_Dataset section_:
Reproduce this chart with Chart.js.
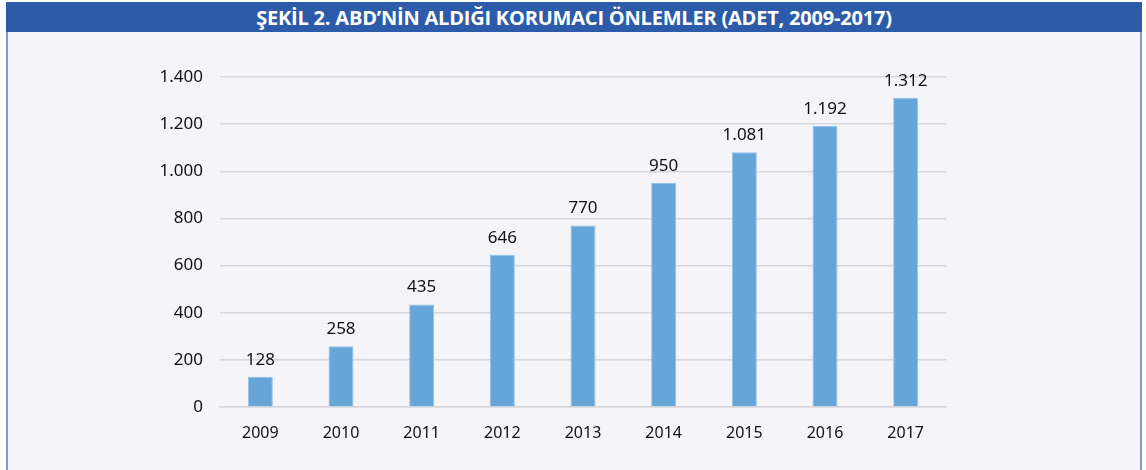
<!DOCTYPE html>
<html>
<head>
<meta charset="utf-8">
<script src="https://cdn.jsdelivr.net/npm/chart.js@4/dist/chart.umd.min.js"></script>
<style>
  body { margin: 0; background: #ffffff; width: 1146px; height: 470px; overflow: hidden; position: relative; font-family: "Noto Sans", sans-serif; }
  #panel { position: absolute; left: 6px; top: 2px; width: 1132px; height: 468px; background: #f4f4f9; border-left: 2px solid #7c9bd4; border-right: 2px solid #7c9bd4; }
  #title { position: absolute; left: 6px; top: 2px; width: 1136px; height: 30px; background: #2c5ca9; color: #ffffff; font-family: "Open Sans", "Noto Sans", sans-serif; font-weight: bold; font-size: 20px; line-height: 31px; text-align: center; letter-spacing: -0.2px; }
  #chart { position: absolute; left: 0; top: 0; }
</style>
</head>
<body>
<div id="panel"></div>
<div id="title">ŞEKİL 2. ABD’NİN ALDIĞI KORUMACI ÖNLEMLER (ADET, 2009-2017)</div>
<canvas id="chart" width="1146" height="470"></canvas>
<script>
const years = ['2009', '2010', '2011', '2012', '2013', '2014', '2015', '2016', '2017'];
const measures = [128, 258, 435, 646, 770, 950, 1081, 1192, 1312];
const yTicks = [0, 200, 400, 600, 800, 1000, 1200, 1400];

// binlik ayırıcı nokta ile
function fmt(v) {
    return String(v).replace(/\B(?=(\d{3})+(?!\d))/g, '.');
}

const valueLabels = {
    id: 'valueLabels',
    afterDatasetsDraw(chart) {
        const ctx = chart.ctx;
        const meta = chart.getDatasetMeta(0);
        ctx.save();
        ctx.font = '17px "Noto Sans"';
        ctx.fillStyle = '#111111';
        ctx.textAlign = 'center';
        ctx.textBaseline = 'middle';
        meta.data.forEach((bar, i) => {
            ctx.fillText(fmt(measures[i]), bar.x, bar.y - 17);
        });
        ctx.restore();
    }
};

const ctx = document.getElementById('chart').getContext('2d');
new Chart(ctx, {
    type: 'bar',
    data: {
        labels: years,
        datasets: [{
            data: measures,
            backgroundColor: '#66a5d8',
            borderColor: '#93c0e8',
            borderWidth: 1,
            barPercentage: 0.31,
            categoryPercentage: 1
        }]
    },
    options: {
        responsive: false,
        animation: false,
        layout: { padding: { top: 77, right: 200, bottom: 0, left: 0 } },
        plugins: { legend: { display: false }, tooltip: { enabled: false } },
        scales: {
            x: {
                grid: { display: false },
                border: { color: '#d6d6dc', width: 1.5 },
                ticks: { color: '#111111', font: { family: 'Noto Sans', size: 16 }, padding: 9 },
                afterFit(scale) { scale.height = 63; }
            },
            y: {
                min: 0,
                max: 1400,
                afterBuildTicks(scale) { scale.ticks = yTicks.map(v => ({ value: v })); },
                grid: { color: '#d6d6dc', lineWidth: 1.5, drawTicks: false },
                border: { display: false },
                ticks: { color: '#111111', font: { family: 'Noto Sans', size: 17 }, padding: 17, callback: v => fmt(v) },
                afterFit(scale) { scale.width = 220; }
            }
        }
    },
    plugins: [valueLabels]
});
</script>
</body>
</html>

_Direction_:
Leaving the pictures aside, transcribe the entire listing exactly.

_Response below_:
Reproduce this chart with Chart.js.
<!DOCTYPE html>
<html>
<head>
<meta charset="utf-8">
<script src="https://cdn.jsdelivr.net/npm/chart.js@4/dist/chart.umd.min.js"></script>
<style>
  body { margin: 0; background: #ffffff; width: 1146px; height: 470px; overflow: hidden; position: relative; font-family: "Noto Sans", sans-serif; }
  #panel { position: absolute; left: 6px; top: 2px; width: 1132px; height: 468px; background: #f4f4f9; border-left: 2px solid #7c9bd4; border-right: 2px solid #7c9bd4; }
  #title { position: absolute; left: 6px; top: 2px; width: 1136px; height: 30px; background: #2c5ca9; color: #ffffff; font-family: "Open Sans", "Noto Sans", sans-serif; font-weight: bold; font-size: 20px; line-height: 31px; text-align: center; letter-spacing: -0.2px; }
  #chart { position: absolute; left: 0; top: 0; }
</style>
</head>
<body>
<div id="panel"></div>
<div id="title">ŞEKİL 2. ABD’NİN ALDIĞI KORUMACI ÖNLEMLER (ADET, 2009-2017)</div>
<canvas id="chart" width="1146" height="470"></canvas>
<script>
const years = ['2009', '2010', '2011', '2012', '2013', '2014', '2015', '2016', '2017'];
const measures = [128, 258, 435, 646, 770, 950, 1081, 1192, 1312];
const yTicks = [0, 200, 400, 600, 800, 1000, 1200, 1400];

// binlik ayırıcı nokta ile
function fmt(v) {
    return String(v).replace(/\B(?=(\d{3})+(?!\d))/g, '.');
}

const valueLabels = {
    id: 'valueLabels',
    afterDatasetsDraw(chart) {
        const ctx = chart.ctx;
        const meta = chart.getDatasetMeta(0);
        ctx.save();
        ctx.font = '17px "Noto Sans"';
        ctx.fillStyle = '#111111';
        ctx.textAlign = 'center';
        ctx.textBaseline = 'middle';
        meta.data.forEach((bar, i) => {
            ctx.fillText(fmt(measures[i]), bar.x, bar.y - 17);
        });
        ctx.restore();
    }
};

const ctx = document.getElementById('chart').getContext('2d');
new Chart(ctx, {
    type: 'bar',
    data: {
        labels: years,
        datasets: [{
            data: measures,
            backgroundColor: '#66a5d8',
            borderColor: '#93c0e8',
            borderWidth: 1,
            barPercentage: 0.31,
            categoryPercentage: 1
        }]
    },
    options: {
        responsive: false,
        animation: false,
        layout: { padding: { top: 77, right: 200, bottom: 0, left: 0 } },
        plugins: { legend: { display: false }, tooltip: { enabled: false } },
        scales: {
            x: {
                grid: { display: false },
                border: { color: '#d6d6dc', width: 1.5 },
                ticks: { color: '#111111', font: { family: 'Noto Sans', size: 16 }, padding: 9 },
                afterFit(scale) { scale.height = 63; }
            },
            y: {
                min: 0,
                max: 1400,
                afterBuildTicks(scale) { scale.ticks = yTicks.map(v => ({ value: v })); },
                grid: { color: '#d6d6dc', lineWidth: 1.5, drawTicks: false },
                border: { display: false },
                ticks: { color: '#111111', font: { family: 'Noto Sans', size: 17 }, padding: 17, callback: v => fmt(v) },
                afterFit(scale) { scale.width = 220; }
            }
        }
    },
    plugins: [valueLabels]
});
</script>
</body>
</html>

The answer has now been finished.